» **REQUIREMENT**
All the data below goes into the copy word for word, but the pictures don't.

--- start ---

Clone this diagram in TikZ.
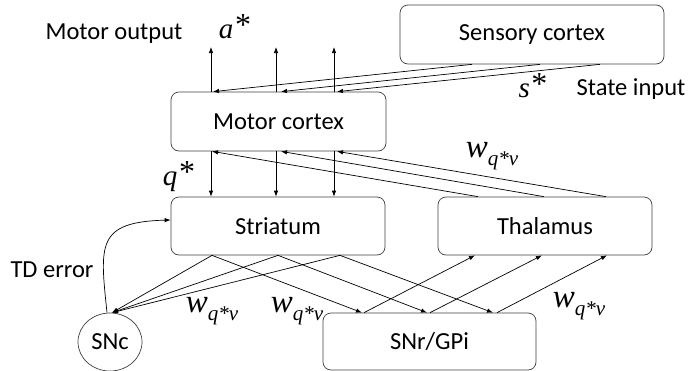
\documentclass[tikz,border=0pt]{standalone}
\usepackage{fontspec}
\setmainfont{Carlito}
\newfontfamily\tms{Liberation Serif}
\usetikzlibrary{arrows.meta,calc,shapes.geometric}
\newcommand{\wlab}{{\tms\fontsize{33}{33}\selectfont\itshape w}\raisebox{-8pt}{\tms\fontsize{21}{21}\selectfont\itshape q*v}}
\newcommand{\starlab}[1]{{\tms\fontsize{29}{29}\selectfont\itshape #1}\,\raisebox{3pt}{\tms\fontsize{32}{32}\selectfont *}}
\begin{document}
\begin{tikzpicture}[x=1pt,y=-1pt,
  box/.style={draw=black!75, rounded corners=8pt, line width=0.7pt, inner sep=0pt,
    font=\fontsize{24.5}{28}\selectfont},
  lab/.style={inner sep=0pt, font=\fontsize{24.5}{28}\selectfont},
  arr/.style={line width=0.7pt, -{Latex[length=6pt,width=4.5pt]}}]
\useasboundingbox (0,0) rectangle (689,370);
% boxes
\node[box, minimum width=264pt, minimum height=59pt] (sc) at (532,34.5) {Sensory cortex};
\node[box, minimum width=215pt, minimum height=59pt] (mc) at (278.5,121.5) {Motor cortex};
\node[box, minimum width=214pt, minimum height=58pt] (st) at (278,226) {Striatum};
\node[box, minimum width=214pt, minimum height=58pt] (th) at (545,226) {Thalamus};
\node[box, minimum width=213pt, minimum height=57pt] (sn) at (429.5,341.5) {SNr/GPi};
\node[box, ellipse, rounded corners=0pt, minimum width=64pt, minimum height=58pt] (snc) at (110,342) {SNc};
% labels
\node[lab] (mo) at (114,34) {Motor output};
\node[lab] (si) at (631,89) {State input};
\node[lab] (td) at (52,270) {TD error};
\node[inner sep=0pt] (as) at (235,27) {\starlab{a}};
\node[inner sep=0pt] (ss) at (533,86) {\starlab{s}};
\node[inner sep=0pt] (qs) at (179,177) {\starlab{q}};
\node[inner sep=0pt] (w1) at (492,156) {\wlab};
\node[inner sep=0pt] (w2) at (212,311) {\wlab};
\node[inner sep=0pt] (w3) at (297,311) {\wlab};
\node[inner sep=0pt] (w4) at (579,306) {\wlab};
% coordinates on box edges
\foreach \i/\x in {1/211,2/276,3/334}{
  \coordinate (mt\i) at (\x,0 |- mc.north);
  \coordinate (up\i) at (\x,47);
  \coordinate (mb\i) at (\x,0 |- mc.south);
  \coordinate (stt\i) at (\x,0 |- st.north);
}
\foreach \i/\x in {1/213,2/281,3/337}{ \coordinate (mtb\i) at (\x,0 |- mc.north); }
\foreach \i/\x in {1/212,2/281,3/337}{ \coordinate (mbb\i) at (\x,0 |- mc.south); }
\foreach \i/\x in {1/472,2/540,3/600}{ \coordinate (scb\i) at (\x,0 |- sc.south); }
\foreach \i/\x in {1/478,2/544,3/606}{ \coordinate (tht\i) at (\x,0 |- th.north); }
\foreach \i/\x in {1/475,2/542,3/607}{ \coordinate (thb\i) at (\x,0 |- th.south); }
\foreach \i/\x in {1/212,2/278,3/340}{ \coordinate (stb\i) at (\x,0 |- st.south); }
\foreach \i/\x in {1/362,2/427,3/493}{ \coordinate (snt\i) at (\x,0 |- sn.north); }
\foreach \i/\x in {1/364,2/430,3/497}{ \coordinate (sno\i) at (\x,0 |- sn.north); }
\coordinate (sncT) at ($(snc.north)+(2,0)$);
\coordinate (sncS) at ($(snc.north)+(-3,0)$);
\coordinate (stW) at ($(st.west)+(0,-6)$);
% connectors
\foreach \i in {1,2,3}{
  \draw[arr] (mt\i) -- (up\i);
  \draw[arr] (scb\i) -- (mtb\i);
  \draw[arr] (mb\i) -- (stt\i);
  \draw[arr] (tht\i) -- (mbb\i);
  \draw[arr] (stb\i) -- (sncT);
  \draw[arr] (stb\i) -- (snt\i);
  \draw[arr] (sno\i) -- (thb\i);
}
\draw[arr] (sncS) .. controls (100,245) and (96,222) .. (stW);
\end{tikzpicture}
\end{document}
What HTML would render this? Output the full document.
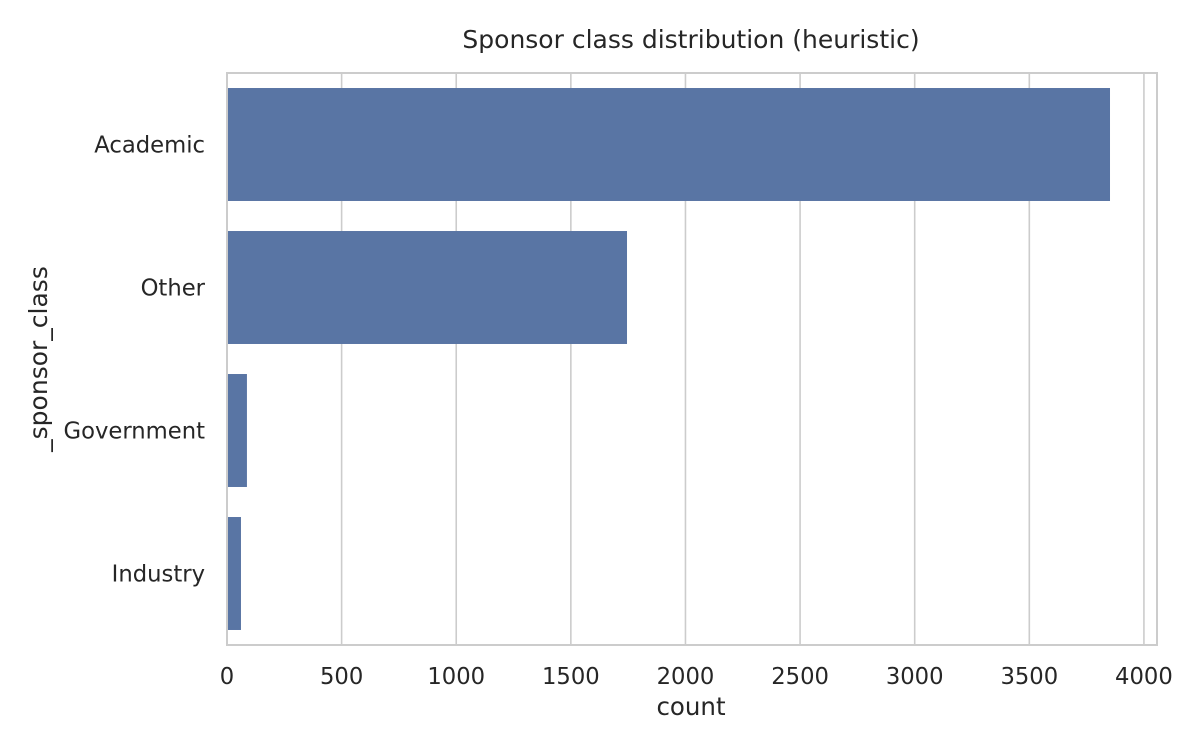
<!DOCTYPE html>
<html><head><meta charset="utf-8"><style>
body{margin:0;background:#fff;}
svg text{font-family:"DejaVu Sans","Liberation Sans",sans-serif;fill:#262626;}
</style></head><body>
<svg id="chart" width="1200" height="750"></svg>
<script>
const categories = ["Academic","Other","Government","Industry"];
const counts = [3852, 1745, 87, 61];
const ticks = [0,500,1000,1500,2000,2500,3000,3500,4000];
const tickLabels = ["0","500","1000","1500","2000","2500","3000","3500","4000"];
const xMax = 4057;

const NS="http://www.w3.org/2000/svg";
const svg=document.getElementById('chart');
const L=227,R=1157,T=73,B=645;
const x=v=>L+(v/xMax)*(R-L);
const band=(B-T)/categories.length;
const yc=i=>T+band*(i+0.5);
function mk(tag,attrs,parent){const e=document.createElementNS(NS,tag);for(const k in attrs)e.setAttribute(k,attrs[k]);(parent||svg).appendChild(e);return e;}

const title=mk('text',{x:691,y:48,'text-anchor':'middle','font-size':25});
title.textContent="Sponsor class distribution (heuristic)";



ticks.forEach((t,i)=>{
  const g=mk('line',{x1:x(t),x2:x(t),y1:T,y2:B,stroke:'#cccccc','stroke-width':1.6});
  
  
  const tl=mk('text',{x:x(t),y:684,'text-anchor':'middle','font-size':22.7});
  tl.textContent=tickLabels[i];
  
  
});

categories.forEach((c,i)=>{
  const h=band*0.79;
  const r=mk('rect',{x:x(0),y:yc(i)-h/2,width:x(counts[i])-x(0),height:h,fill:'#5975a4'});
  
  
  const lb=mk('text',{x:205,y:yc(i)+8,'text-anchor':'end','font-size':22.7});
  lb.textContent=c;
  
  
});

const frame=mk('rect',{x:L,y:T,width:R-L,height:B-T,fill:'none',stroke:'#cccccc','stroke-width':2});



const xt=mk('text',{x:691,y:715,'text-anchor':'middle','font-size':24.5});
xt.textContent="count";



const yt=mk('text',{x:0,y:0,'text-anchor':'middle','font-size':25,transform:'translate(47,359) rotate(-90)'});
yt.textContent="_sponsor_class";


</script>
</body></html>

--- end ---

» **RESULT**
Clone this diagram in TikZ.
\documentclass[tikz,border=0pt]{standalone}
\usepackage{fontspec}
\setmainfont{Carlito}
\newfontfamily\tms{Liberation Serif}
\usetikzlibrary{arrows.meta,calc,shapes.geometric}
\newcommand{\wlab}{{\tms\fontsize{33}{33}\selectfont\itshape w}\raisebox{-8pt}{\tms\fontsize{21}{21}\selectfont\itshape q*v}}
\newcommand{\starlab}[1]{{\tms\fontsize{29}{29}\selectfont\itshape #1}\,\raisebox{3pt}{\tms\fontsize{32}{32}\selectfont *}}
\begin{document}
\begin{tikzpicture}[x=1pt,y=-1pt,
  box/.style={draw=black!75, rounded corners=8pt, line width=0.7pt, inner sep=0pt,
    font=\fontsize{24.5}{28}\selectfont},
  lab/.style={inner sep=0pt, font=\fontsize{24.5}{28}\selectfont},
  arr/.style={line width=0.7pt, -{Latex[length=6pt,width=4.5pt]}}]
\useasboundingbox (0,0) rectangle (689,370);
% boxes
\node[box, minimum width=264pt, minimum height=59pt] (sc) at (532,34.5) {Sensory cortex};
\node[box, minimum width=215pt, minimum height=59pt] (mc) at (278.5,121.5) {Motor cortex};
\node[box, minimum width=214pt, minimum height=58pt] (st) at (278,226) {Striatum};
\node[box, minimum width=214pt, minimum height=58pt] (th) at (545,226) {Thalamus};
\node[box, minimum width=213pt, minimum height=57pt] (sn) at (429.5,341.5) {SNr/GPi};
\node[box, ellipse, rounded corners=0pt, minimum width=64pt, minimum height=58pt] (snc) at (110,342) {SNc};
% labels
\node[lab] (mo) at (114,34) {Motor output};
\node[lab] (si) at (631,89) {State input};
\node[lab] (td) at (52,270) {TD error};
\node[inner sep=0pt] (as) at (235,27) {\starlab{a}};
\node[inner sep=0pt] (ss) at (533,86) {\starlab{s}};
\node[inner sep=0pt] (qs) at (179,177) {\starlab{q}};
\node[inner sep=0pt] (w1) at (492,156) {\wlab};
\node[inner sep=0pt] (w2) at (212,311) {\wlab};
\node[inner sep=0pt] (w3) at (297,311) {\wlab};
\node[inner sep=0pt] (w4) at (579,306) {\wlab};
% coordinates on box edges
\foreach \i/\x in {1/211,2/276,3/334}{
  \coordinate (mt\i) at (\x,0 |- mc.north);
  \coordinate (up\i) at (\x,47);
  \coordinate (mb\i) at (\x,0 |- mc.south);
  \coordinate (stt\i) at (\x,0 |- st.north);
}
\foreach \i/\x in {1/213,2/281,3/337}{ \coordinate (mtb\i) at (\x,0 |- mc.north); }
\foreach \i/\x in {1/212,2/281,3/337}{ \coordinate (mbb\i) at (\x,0 |- mc.south); }
\foreach \i/\x in {1/472,2/540,3/600}{ \coordinate (scb\i) at (\x,0 |- sc.south); }
\foreach \i/\x in {1/478,2/544,3/606}{ \coordinate (tht\i) at (\x,0 |- th.north); }
\foreach \i/\x in {1/475,2/542,3/607}{ \coordinate (thb\i) at (\x,0 |- th.south); }
\foreach \i/\x in {1/212,2/278,3/340}{ \coordinate (stb\i) at (\x,0 |- st.south); }
\foreach \i/\x in {1/362,2/427,3/493}{ \coordinate (snt\i) at (\x,0 |- sn.north); }
\foreach \i/\x in {1/364,2/430,3/497}{ \coordinate (sno\i) at (\x,0 |- sn.north); }
\coordinate (sncT) at ($(snc.north)+(2,0)$);
\coordinate (sncS) at ($(snc.north)+(-3,0)$);
\coordinate (stW) at ($(st.west)+(0,-6)$);
% connectors
\foreach \i in {1,2,3}{
  \draw[arr] (mt\i) -- (up\i);
  \draw[arr] (scb\i) -- (mtb\i);
  \draw[arr] (mb\i) -- (stt\i);
  \draw[arr] (tht\i) -- (mbb\i);
  \draw[arr] (stb\i) -- (sncT);
  \draw[arr] (stb\i) -- (snt\i);
  \draw[arr] (sno\i) -- (thb\i);
}
\draw[arr] (sncS) .. controls (100,245) and (96,222) .. (stW);
\end{tikzpicture}
\end{document}
What HTML would render this? Output the full document.
<!DOCTYPE html>
<html><head><meta charset="utf-8"><style>
body{margin:0;background:#fff;}
svg text{font-family:"DejaVu Sans","Liberation Sans",sans-serif;fill:#262626;}
</style></head><body>
<svg id="chart" width="1200" height="750"></svg>
<script>
const categories = ["Academic","Other","Government","Industry"];
const counts = [3852, 1745, 87, 61];
const ticks = [0,500,1000,1500,2000,2500,3000,3500,4000];
const tickLabels = ["0","500","1000","1500","2000","2500","3000","3500","4000"];
const xMax = 4057;

const NS="http://www.w3.org/2000/svg";
const svg=document.getElementById('chart');
const L=227,R=1157,T=73,B=645;
const x=v=>L+(v/xMax)*(R-L);
const band=(B-T)/categories.length;
const yc=i=>T+band*(i+0.5);
function mk(tag,attrs,parent){const e=document.createElementNS(NS,tag);for(const k in attrs)e.setAttribute(k,attrs[k]);(parent||svg).appendChild(e);return e;}

const title=mk('text',{x:691,y:48,'text-anchor':'middle','font-size':25});
title.textContent="Sponsor class distribution (heuristic)";



ticks.forEach((t,i)=>{
  const g=mk('line',{x1:x(t),x2:x(t),y1:T,y2:B,stroke:'#cccccc','stroke-width':1.6});
  
  
  const tl=mk('text',{x:x(t),y:684,'text-anchor':'middle','font-size':22.7});
  tl.textContent=tickLabels[i];
  
  
});

categories.forEach((c,i)=>{
  const h=band*0.79;
  const r=mk('rect',{x:x(0),y:yc(i)-h/2,width:x(counts[i])-x(0),height:h,fill:'#5975a4'});
  
  
  const lb=mk('text',{x:205,y:yc(i)+8,'text-anchor':'end','font-size':22.7});
  lb.textContent=c;
  
  
});

const frame=mk('rect',{x:L,y:T,width:R-L,height:B-T,fill:'none',stroke:'#cccccc','stroke-width':2});



const xt=mk('text',{x:691,y:715,'text-anchor':'middle','font-size':24.5});
xt.textContent="count";



const yt=mk('text',{x:0,y:0,'text-anchor':'middle','font-size':25,transform:'translate(47,359) rotate(-90)'});
yt.textContent="_sponsor_class";


</script>
</body></html>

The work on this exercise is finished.